Director of National Prosecuting Authority
- In office 2015–2018
- President: Jacob Zuma
- Preceded by: Mxolisi Nxasana
- Succeeded by: Silas Ramaite (acting) Shamila Batohi

= Shaun Abrahams =

South African National Prosecution head

Shaun Abrahams is a South African lawyer and the former national director of public prosecutions (NDPP) at the National Prosecuting Authority.

==Early life==
Abrahams was born in Piketberg in the Cape where his father worked in construction and his mother was a teacher. He attended school in Pietermaritzburg.

==Career==
Prior to his appointment in 2015 when Mxolisi Nxasana stepped down as NDPP, Abrahams had been a senior state advocate in the Priority Crimes Litigation Unit. Questions were immediately raised about the manner in which he had been promoted ahead of more senior prosecutors.

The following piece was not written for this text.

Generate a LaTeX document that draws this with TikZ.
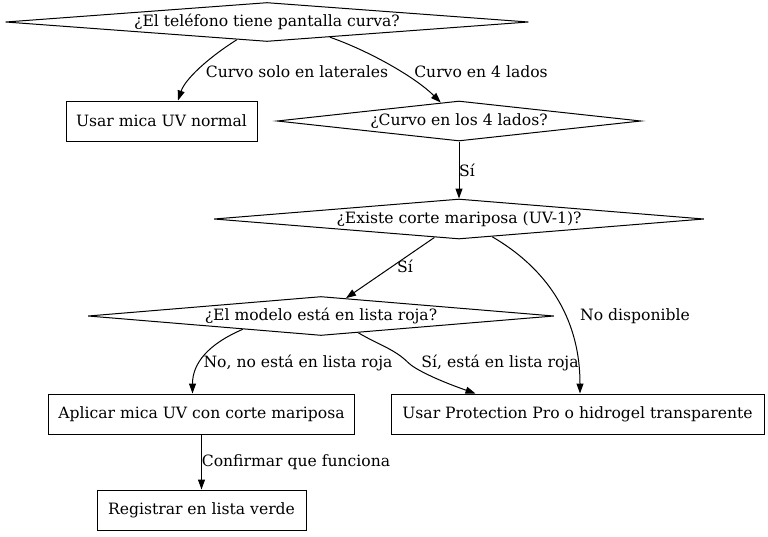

Abrahams had joined the NPA as an administrative clerk in a provincial office while completing his legal studies. He holds B Iuris, B Proc and LLB degrees, which he read part-time at the University of Natal, Pietermaritzburg.

Abrahams has been seen as complicit in helping President Jacob Zuma avoid corruption charges, and was given the nickname "Shaun The Sheep" as a result. Abrahams has described himself as "nobody’s man".

Abrahams' appointment was challenged by Freedom Under Law, and on 8 December 2017, his appointment was set aside by a full bench of the High Court, finding that he was irregularly appointed. The court also ruled that President Zuma was conflicted and therefore a replacement should be appointed by the Deputy President Cyril Ramaphosa instead, and this must be done within 60 days. The NPA appealed this ruling, but in August 2018, in Corruption Watch v President, the Constitutional Court ordered that Shaun Abrahams vacate his position as NDPP and President Cyril Ramaphosa appoint a new NDPP within 90 days.

Abrahams reportedly retired from the NPA with benefits, but the NPA declined to comment on such employment-related matters. Abrahams said he would not be lost to the legal fraternity.

Abrahams was succeeded as NDPP by Silas Ramaite in an acting capacity. His successor, Shamila Batohi, was appointed NDPP on 4 December 2018 and assumed office in February 2019.